Thursday, 27 February 2014

He Just Wants to Smoke in Peace, and Instead He's the Hardest-Working Man on Book Covers

Longer-term readers might remember the 'Man in Fog', a 1935 photo by Arthur Tanner that featured in this sites's first proper post, and which, when I last talked about it, had appeared on the covers of at least nine books (more, really, since the Simenon below stands in for a whole series of books featuring that image as an inset).

Here's his latest appearance, snowed-in and Berlin-ified for Dan Vyleta's Pavel & I's latest edition.

Furthermore, I've found him on another nine books since I last posted about him:

So with the earlier, previously logged, appearances displayed below, that's at least 19 books he's graced. He was also going to be on a 20th, an Alma Classics edition of a book by Céline, until I let them know about his ubiquity.

Tuesday, 18 February 2014

Dalkey Disappointments

This blog has shown much love for Dalkey Archive in the past, especially for the cover designs of Nicholas Motte, who did most of their recent output. However, I saw that their books from late 2013 onwards were getting a new look. here are some examples shown in various online catalogues:

I actually really like these: simple, bold, classic and, while not as colourful and pop as the Motte designs, quite appealing. I ordered a number of them. However, the books themselves turned up looking like this.

Presumably the original images were just placeholders. This is fine in itself--sometimes you need a picture for the catalogue or Amazon, and you put something there, knowing it will be changed later. But almost all of the final, actual covers are much uglier than these placeholders. The cover for Adibas is OK, and at least makes play with the Adidas logo that gives the book its title (Adibas being knock-off or counterfeit consumer goods). But Leningrad is a murky mess, and The Maya Pill is a truly ugly cover: the sort of thing that might have produced by a vanity press outfit in 1993.

Adibas, by the way, is also one of the worst books I've read in quite some time. It consists of extremely disaffected/affectless fictional vignettes of life in Georgia during the Russian invasion a few years ago; everyone keeps shopping or clubbing or fucking while Putin's tanks roll down the streets. The impression you get is that Burchuladze has read Brett Easton Ellis and nobody else ever. It's also one of the most misogynistic boioks I've read in a long time: women are defined almost entirely by the tightness of their vaginas, with their willingness to provide oral sex a vague secondary characteristic. I know you shouldn't confuse the writer with the narrator, and the shallowness is part of the book's point, but you honestly don't get anything from reading the whole book that you wouldn't have got from its blurb.
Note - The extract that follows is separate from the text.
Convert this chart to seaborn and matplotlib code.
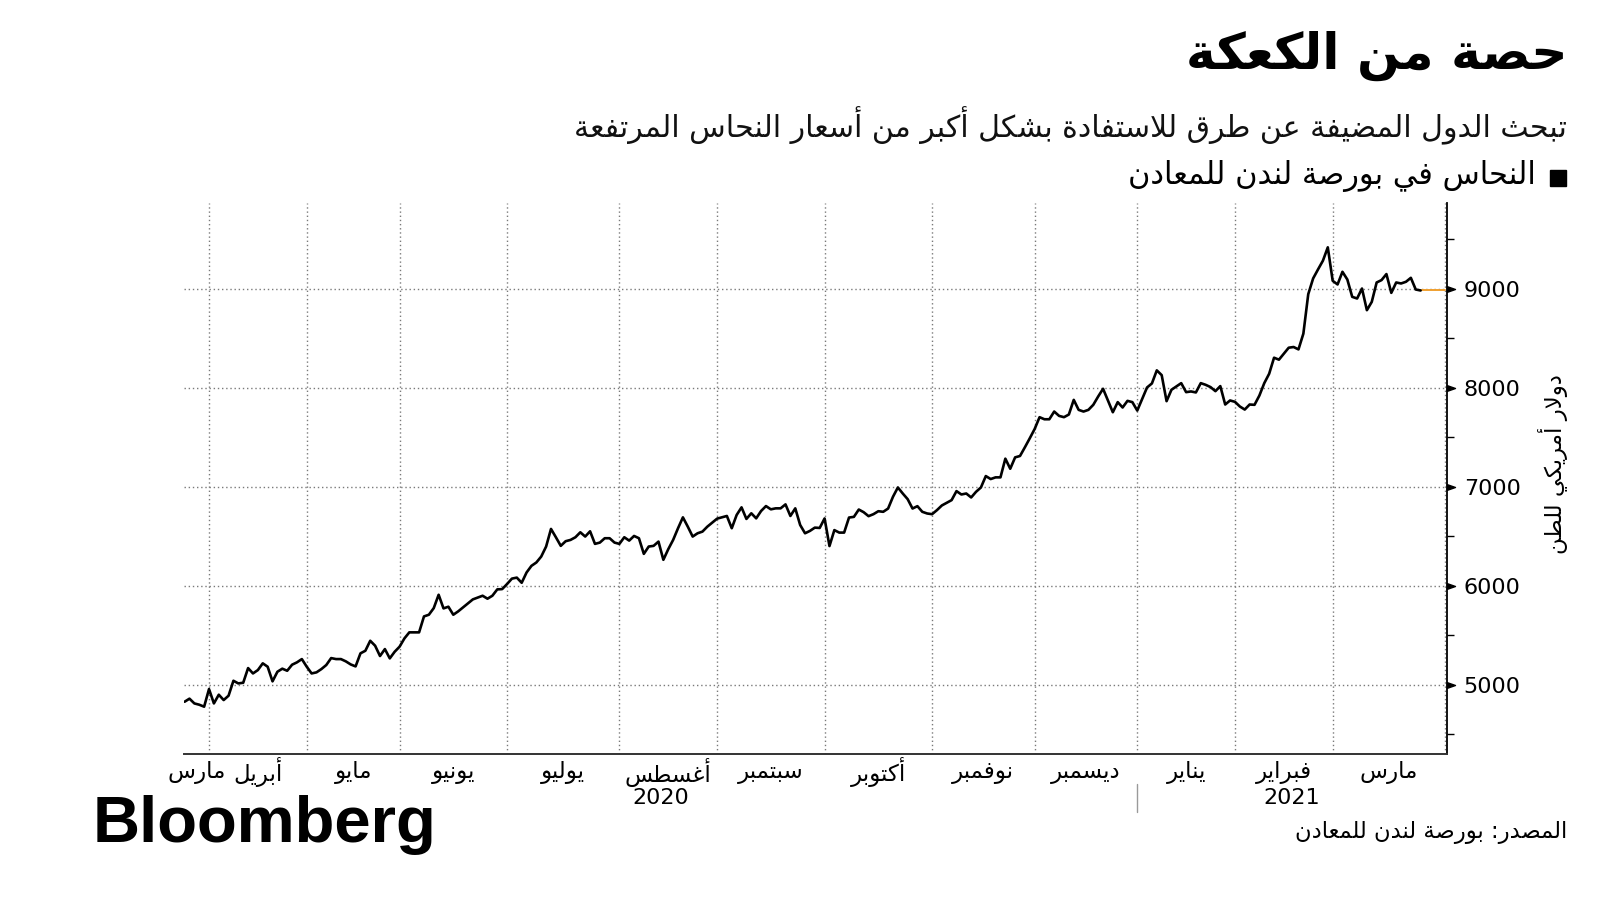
import numpy as np
import pandas as pd
import matplotlib
matplotlib.use("Agg")
import matplotlib.pyplot as plt
import seaborn as sns
from matplotlib.path import Path
from matplotlib.lines import Line2D
from matplotlib.transforms import blended_transform_factory

# ---------------- data ----------------
TITLE = "حصة من الكعكة"
SUBTITLE = "تبحث الدول المضيفة عن طرق للاستفادة بشكل أكبر من أسعار النحاس المرتفعة"
LEGEND = "النحاس في بورصة لندن للمعادن"
YLABEL = "دولار أمريكي للطن"
SOURCE = "المصدر: بورصة لندن للمعادن"
LOGO = "Bloomberg"
MONTHS = ["مارس", "أبريل", "مايو", "يونيو", "يوليو", "أغسطس", "سبتمبر",
          "أكتوبر", "نوفمبر", "ديسمبر", "يناير", "فبراير", "مارس"]
YEARS = ["2020", "2021"]
Y_TICKS = [5000, 6000, 7000, 8000, 9000]
Y_MINOR = [4500, 5500, 6500, 7500, 8500, 9500]

START = "2020-03-25"
END = "2021-04-01"
HOLIDAYS = ["2020-04-10", "2020-04-13", "2020-05-08", "2020-05-25",
            "2020-08-31", "2020-12-25", "2020-12-28", "2021-01-01"]

# LME copper, USD per tonne, one value per trading day from 2020-03-25
PRICES = [
    4828, 4859, 4811, 4798, 4778, 4956, 4811, 4899, 4845, 4889,
    5040, 5013, 5020, 5168, 5114, 5148, 5216, 5182, 5034, 5131,
    5162, 5141, 5202, 5226, 5259, 5182, 5114, 5125, 5158, 5199,
    5269, 5259, 5259, 5236, 5205, 5185, 5317, 5343, 5444, 5394,
    5290, 5360, 5266, 5333, 5384, 5468, 5529, 5529, 5529, 5690,
    5707, 5774, 5909, 5771, 5788, 5707, 5741, 5781, 5822, 5862,
    5880, 5899, 5869, 5899, 5963, 5966, 6017, 6072, 6082, 6030,
    6134, 6201, 6235, 6295, 6396, 6574, 6490, 6403, 6450, 6463,
    6490, 6540, 6497, 6550, 6423, 6436, 6480, 6480, 6436, 6423,
    6490, 6456, 6503, 6480, 6322, 6396, 6403, 6446, 6262, 6369,
    6463, 6581, 6691, 6597, 6497, 6530, 6547, 6597, 6638, 6678,
    6691, 6705, 6581, 6715, 6792, 6675, 6732, 6681, 6755, 6805,
    6772, 6782, 6782, 6822, 6705, 6782, 6614, 6530, 6554, 6587,
    6584, 6680, 6401, 6562, 6537, 6537, 6689, 6696, 6770, 6743,
    6703, 6723, 6753, 6747, 6780, 6899, 6993, 6932, 6875, 6780,
    6804, 6747, 6730, 6723, 6764, 6811, 6838, 6865, 6956, 6922,
    6932, 6892, 6949, 6993, 7108, 7078, 7095, 7095, 7284, 7182,
    7297, 7311, 7399, 7490, 7584, 7703, 7682, 7682, 7760, 7716,
    7703, 7730, 7878, 7777, 7760, 7777, 7828, 7912, 7990, 7872,
    7753, 7855, 7801, 7868, 7855, 7770, 7887, 8003, 8044, 8176,
    8128, 7865, 7980, 8014, 8047, 7956, 7963, 7953, 8047, 8030,
    8007, 7966, 8017, 7831, 7872, 7858, 7811, 7780, 7831, 7828,
    7922, 8047, 8142, 8304, 8284, 8345, 8405, 8412, 8388, 8547,
    8946, 9105, 9196, 9284, 9419, 9081, 9044, 9172, 9094, 8919,
    8902, 9003, 8784, 8868, 9064, 9088, 9149, 8959, 9064, 9054,
    9071, 9111, 8993, 8983,
]

# ---------------- Arabic shaping (presentation forms + visual order) ----------------
DUAL = {'ئ': 0xFE89, 'ب': 0xFE8F, 'ت': 0xFE95, 'ث': 0xFE99, 'ج': 0xFE9D, 'ح': 0xFEA1,
        'خ': 0xFEA5, 'س': 0xFEB1, 'ش': 0xFEB5, 'ص': 0xFEB9, 'ض': 0xFEBD, 'ط': 0xFEC1,
        'ظ': 0xFEC5, 'ع': 0xFEC9, 'غ': 0xFECD, 'ف': 0xFED1, 'ق': 0xFED5, 'ك': 0xFED9,
        'ل': 0xFEDD, 'م': 0xFEE1, 'ن': 0xFEE5, 'ه': 0xFEE9, 'ي': 0xFEF1}
RIGHT = {'آ': 0xFE81, 'أ': 0xFE83, 'ؤ': 0xFE85, 'إ': 0xFE87, 'ا': 0xFE8D, 'ة': 0xFE93,
         'د': 0xFEA9, 'ذ': 0xFEAB, 'ر': 0xFEAD, 'ز': 0xFEAF, 'و': 0xFEED, 'ى': 0xFEEF}
LAMALEF = {'آ': 0xFEF5, 'أ': 0xFEF7, 'إ': 0xFEF9, 'ا': 0xFEFB}


def shape(text):
    units = []
    i = 0
    while i < len(text):
        c = text[i]
        if c == 'ل' and i + 1 < len(text) and text[i + 1] in LAMALEF:
            units.append(('LA', LAMALEF[text[i + 1]]))
            i += 2
        else:
            units.append((c, None))
            i += 1

    def is_letter(u):
        return u[0] == 'LA' or u[0] in DUAL or u[0] in RIGHT

    out = []
    for k, u in enumerate(units):
        prev = units[k - 1] if k > 0 else None
        nxt = units[k + 1] if k + 1 < len(units) else None
        cp = prev is not None and prev[0] in DUAL and is_letter(u)
        cn = nxt is not None and u[0] in DUAL and is_letter(nxt)
        c = u[0]
        if c == 'LA':
            out.append(chr(u[1] + (1 if cp else 0)))
        elif c in DUAL:
            off = 3 if (cp and cn) else 1 if cp else 2 if cn else 0
            out.append(chr(DUAL[c] + off))
        elif c in RIGHT:
            out.append(chr(RIGHT[c] + (1 if cp else 0)))
        else:
            out.append(c)
    return ''.join(reversed(out))


# ---------------- trading calendar ----------------
days = pd.bdate_range(START, END)
days = days[~days.isin(pd.to_datetime(HOLIDAYS))]
idx_all = np.arange(len(days))
n = len(PRICES)
df = pd.DataFrame({"i": idx_all[:n], "price": PRICES})

month_start = [k for k in range(1, len(days)) if days[k].month != days[k - 1].month]
year_start = [k for k in range(1, len(days)) if days[k].year != days[k - 1].year]

XMIN, XMAX = -0.12, len(days) - 1 + 0.4
YMIN, YMAX = 4300, 9867

# ---------------- figure ----------------
sns.set_theme(style="white")
plt.rcParams["font.family"] = ["DejaVu Sans"]

W, H = 1600, 900
fig = plt.figure(figsize=(16, 9), dpi=100)
fig.patch.set_facecolor("white")


def fx(px):
    return px / W


def fy(py):
    return 1 - py / H


ax = fig.add_axes([fx(184), fy(754), fx(1447) - fx(184), fy(203) - fy(754)])
ax.set_facecolor("white")

sns.lineplot(data=df, x="i", y="price", ax=ax, color="black", linewidth=1.9, zorder=5)
ax.plot([n - 1, len(days) - 1], [PRICES[-1], PRICES[-1]], color="#f0a030", lw=1.4, zorder=4)

ax.set_xlim(XMIN, XMAX)
ax.set_ylim(YMIN, YMAX)
ax.set_xlabel("")
ax.set_ylabel("")

# grid
ax.set_xticks(month_start)
ax.set_xticklabels([])
ax.set_yticks(Y_TICKS)
ax.set_yticks(Y_MINOR, minor=True)
ax.grid(True, which="major", linestyle=(0, (1, 2.0)), color="#7a7a7a", linewidth=1.0)

for s in ["top", "left"]:
    ax.spines[s].set_visible(False)
ax.spines["bottom"].set_color("#333333")
ax.spines["bottom"].set_linewidth(1.4)
ax.spines["right"].set_color("black")
ax.spines["right"].set_linewidth(1.3)

ax.tick_params(axis="x", which="major", direction="inout", length=8, width=1, color="#333333")
ax.yaxis.tick_right()
ax.tick_params(axis="y", which="major", length=0, pad=12, labelsize=16, labelcolor="black")
ax.tick_params(axis="y", which="minor", length=5, width=1, color="black", direction="out")
ax.set_yticklabels([str(v) for v in Y_TICKS])

# triangle markers on the major y ticks
tri = Path([(0, -0.35), (1, 0), (0, 0.35), (0, -0.35)],
           [Path.MOVETO, Path.LINETO, Path.LINETO, Path.CLOSEPOLY])
ax.plot([1.0] * len(Y_TICKS), Y_TICKS, transform=blended_transform_factory(ax.transAxes, ax.transData),
        marker=tri, markersize=11.5, linestyle="none", color="black", clip_on=False, zorder=6)

# month labels centred in each month span
bx = blended_transform_factory(ax.transData, fig.transFigure)
edges = [0] + month_start
for k, lab in enumerate(MONTHS):
    a = edges[k]
    b = edges[k + 1] if k + 1 < len(edges) else XMAX
    ax.text((a + b) / 2, fy(772), shape(lab), transform=bx, ha="center", va="center",
            fontsize=16.5, color="black")

# year labels centred in each year span + separator
yedges = [0] + year_start + [XMAX]
for k, lab in enumerate(YEARS):
    ax.text((yedges[k] + yedges[k + 1]) / 2, fy(798), lab, transform=bx, ha="center", va="center",
            fontsize=16, color="black")
for ys in year_start:
    ax.add_line(Line2D([ys, ys], [fy(784), fy(812)], transform=bx, color="#9a9a9a", lw=1, clip_on=False))

# titles
fig.text(fx(1567), fy(56), shape(TITLE), ha="right", va="center", fontsize=36.3, fontweight="bold",
         color="black")
fig.text(fx(1567), fy(126), shape(SUBTITLE), ha="right", va="center", fontsize=21.6, color="#111111")
fig.add_artist(Line2D([fx(1558)], [fy(178)], marker="s", markersize=12, color="black",
                      transform=fig.transFigure))
fig.text(fx(1536), fy(176), shape(LEGEND), ha="right", va="center", fontsize=22, color="black")

# y axis title
fig.text(fx(1553), fy(464), shape(YLABEL), ha="center", va="center", rotation=90, fontsize=16.5,
         color="black")

# source and logo
fig.text(fx(1567), fy(832), shape(SOURCE), ha="right", va="center", fontsize=16.3, color="black")
fig.text(fx(93), fy(842), LOGO, ha="left", va="baseline", fontsize=47, fontweight="bold",
         family="Liberation Sans", color="black")

fig.savefig("out.png", dpi=100, facecolor="white")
I don't know what's going on with Dalkey at the moment, but I hope it stops.

Wednesday, 12 February 2014

Covers to Come

A feast of groovy covers of new/imminent/upcoming books...

Due in March: Black Moon is a very good and very unsettling novel set in a world where lethal insomnia is spreading like a plague; an owl mask worn by one of the survivors is the inspiration for this striking cover design.

Just out now, though apparently previously self-published, The Martian is about an astronaut stranded alone on Mars. This photographic cover is really beautiful, and surprisingly restrained for a SF novel these days.

The Intern's Handbook is about lethal shenanigans in the workplace; a very clever cover indeed.

Coming in July, Invisible Beasts is a beautiful semi-Borges-like fantastic and fictional menagerie. The cover uses bat illustrations from Ernst Haeckel's 1904 Kunstformen der Natur. See the original page here, and all of the other amazing pages here.

The front and back covers of a novel told from the point of view of a worker bee

From a collection of stories about literary bad behaviour and poor dentistry.

A gorgeous cover for Fullblood Arabian, a disappointing book of prose poems: I found them facile and pseudo-profound (the nod to Khalil Gibran in Lydia Davis's introduction should have tipped me off), but plenty of people disagree with me.  

Speaking of disappointing, Shantytown is the latest translation for an author I always want to like a lot more than I do (Aira is famous for never revising after the day of writing is over, which is fine and dandy, but I reckon it means he'll never write a great book). He gets great cover treatments, though.